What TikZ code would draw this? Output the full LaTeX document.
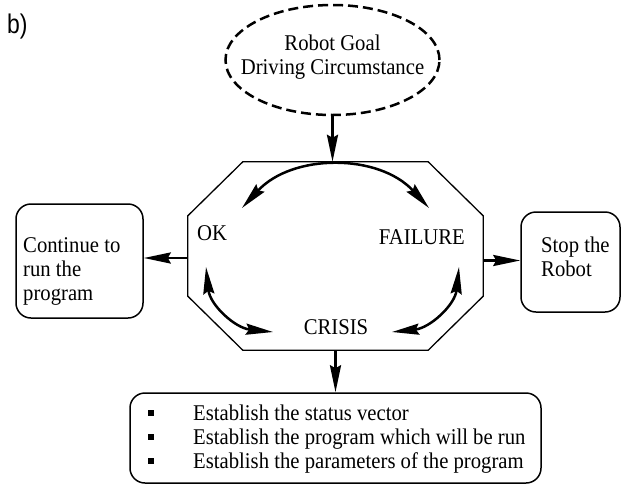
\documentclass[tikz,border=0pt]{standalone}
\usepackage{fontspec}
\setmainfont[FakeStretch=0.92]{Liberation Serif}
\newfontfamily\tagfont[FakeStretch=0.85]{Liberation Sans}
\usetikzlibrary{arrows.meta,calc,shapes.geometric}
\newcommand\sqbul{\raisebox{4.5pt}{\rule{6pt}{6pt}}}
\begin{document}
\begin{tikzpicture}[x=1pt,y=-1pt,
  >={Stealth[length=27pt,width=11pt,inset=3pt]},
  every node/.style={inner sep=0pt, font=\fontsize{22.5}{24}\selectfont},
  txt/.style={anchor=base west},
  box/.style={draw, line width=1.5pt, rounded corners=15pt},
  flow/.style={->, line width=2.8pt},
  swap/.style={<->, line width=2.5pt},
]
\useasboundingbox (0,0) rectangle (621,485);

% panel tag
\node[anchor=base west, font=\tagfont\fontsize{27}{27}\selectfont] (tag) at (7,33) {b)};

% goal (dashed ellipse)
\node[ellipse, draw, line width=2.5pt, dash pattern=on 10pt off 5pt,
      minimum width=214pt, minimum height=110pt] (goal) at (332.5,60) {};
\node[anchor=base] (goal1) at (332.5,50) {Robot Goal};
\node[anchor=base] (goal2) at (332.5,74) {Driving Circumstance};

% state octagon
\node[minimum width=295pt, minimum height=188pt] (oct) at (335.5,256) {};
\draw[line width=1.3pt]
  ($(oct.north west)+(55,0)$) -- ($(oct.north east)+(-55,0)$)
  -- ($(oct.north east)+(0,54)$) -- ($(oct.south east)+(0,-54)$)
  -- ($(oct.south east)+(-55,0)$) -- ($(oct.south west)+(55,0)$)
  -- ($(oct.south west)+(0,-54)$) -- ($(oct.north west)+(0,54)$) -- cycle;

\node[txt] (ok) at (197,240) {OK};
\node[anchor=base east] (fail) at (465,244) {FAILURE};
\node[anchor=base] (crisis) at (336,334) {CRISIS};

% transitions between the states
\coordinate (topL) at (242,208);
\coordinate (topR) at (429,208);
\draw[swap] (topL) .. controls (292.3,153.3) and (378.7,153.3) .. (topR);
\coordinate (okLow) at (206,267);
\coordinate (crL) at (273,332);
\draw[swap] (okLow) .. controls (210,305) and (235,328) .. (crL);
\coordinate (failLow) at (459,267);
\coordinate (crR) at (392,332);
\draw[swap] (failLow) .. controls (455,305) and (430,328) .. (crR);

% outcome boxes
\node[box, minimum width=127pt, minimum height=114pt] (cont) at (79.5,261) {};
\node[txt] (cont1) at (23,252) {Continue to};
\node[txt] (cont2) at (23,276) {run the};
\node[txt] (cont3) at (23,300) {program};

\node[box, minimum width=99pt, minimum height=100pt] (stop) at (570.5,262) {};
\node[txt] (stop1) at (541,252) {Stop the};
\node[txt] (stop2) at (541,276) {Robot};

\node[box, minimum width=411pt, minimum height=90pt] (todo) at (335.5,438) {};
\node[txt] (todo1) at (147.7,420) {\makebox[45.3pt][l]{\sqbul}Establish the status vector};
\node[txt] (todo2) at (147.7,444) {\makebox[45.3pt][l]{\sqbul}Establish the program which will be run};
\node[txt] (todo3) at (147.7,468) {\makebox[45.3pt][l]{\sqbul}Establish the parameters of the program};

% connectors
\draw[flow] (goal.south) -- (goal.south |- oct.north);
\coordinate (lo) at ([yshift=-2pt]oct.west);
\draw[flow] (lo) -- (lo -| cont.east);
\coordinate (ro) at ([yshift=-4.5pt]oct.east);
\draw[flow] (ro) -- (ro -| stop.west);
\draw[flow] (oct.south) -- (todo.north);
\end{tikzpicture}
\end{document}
----------------------------------------
## Problem
Leave the pictures out, and print every line of the listing exactly as written.

## Task answer
What TikZ code would draw this? Output the full LaTeX document.
\documentclass[tikz,border=0pt]{standalone}
\usepackage{fontspec}
\setmainfont[FakeStretch=0.92]{Liberation Serif}
\newfontfamily\tagfont[FakeStretch=0.85]{Liberation Sans}
\usetikzlibrary{arrows.meta,calc,shapes.geometric}
\newcommand\sqbul{\raisebox{4.5pt}{\rule{6pt}{6pt}}}
\begin{document}
\begin{tikzpicture}[x=1pt,y=-1pt,
  >={Stealth[length=27pt,width=11pt,inset=3pt]},
  every node/.style={inner sep=0pt, font=\fontsize{22.5}{24}\selectfont},
  txt/.style={anchor=base west},
  box/.style={draw, line width=1.5pt, rounded corners=15pt},
  flow/.style={->, line width=2.8pt},
  swap/.style={<->, line width=2.5pt},
]
\useasboundingbox (0,0) rectangle (621,485);

% panel tag
\node[anchor=base west, font=\tagfont\fontsize{27}{27}\selectfont] (tag) at (7,33) {b)};

% goal (dashed ellipse)
\node[ellipse, draw, line width=2.5pt, dash pattern=on 10pt off 5pt,
      minimum width=214pt, minimum height=110pt] (goal) at (332.5,60) {};
\node[anchor=base] (goal1) at (332.5,50) {Robot Goal};
\node[anchor=base] (goal2) at (332.5,74) {Driving Circumstance};

% state octagon
\node[minimum width=295pt, minimum height=188pt] (oct) at (335.5,256) {};
\draw[line width=1.3pt]
  ($(oct.north west)+(55,0)$) -- ($(oct.north east)+(-55,0)$)
  -- ($(oct.north east)+(0,54)$) -- ($(oct.south east)+(0,-54)$)
  -- ($(oct.south east)+(-55,0)$) -- ($(oct.south west)+(55,0)$)
  -- ($(oct.south west)+(0,-54)$) -- ($(oct.north west)+(0,54)$) -- cycle;

\node[txt] (ok) at (197,240) {OK};
\node[anchor=base east] (fail) at (465,244) {FAILURE};
\node[anchor=base] (crisis) at (336,334) {CRISIS};

% transitions between the states
\coordinate (topL) at (242,208);
\coordinate (topR) at (429,208);
\draw[swap] (topL) .. controls (292.3,153.3) and (378.7,153.3) .. (topR);
\coordinate (okLow) at (206,267);
\coordinate (crL) at (273,332);
\draw[swap] (okLow) .. controls (210,305) and (235,328) .. (crL);
\coordinate (failLow) at (459,267);
\coordinate (crR) at (392,332);
\draw[swap] (failLow) .. controls (455,305) and (430,328) .. (crR);

% outcome boxes
\node[box, minimum width=127pt, minimum height=114pt] (cont) at (79.5,261) {};
\node[txt] (cont1) at (23,252) {Continue to};
\node[txt] (cont2) at (23,276) {run the};
\node[txt] (cont3) at (23,300) {program};

\node[box, minimum width=99pt, minimum height=100pt] (stop) at (570.5,262) {};
\node[txt] (stop1) at (541,252) {Stop the};
\node[txt] (stop2) at (541,276) {Robot};

\node[box, minimum width=411pt, minimum height=90pt] (todo) at (335.5,438) {};
\node[txt] (todo1) at (147.7,420) {\makebox[45.3pt][l]{\sqbul}Establish the status vector};
\node[txt] (todo2) at (147.7,444) {\makebox[45.3pt][l]{\sqbul}Establish the program which will be run};
\node[txt] (todo3) at (147.7,468) {\makebox[45.3pt][l]{\sqbul}Establish the parameters of the program};

% connectors
\draw[flow] (goal.south) -- (goal.south |- oct.north);
\coordinate (lo) at ([yshift=-2pt]oct.west);
\draw[flow] (lo) -- (lo -| cont.east);
\coordinate (ro) at ([yshift=-4.5pt]oct.east);
\draw[flow] (ro) -- (ro -| stop.west);
\draw[flow] (oct.south) -- (todo.north);
\end{tikzpicture}
\end{document}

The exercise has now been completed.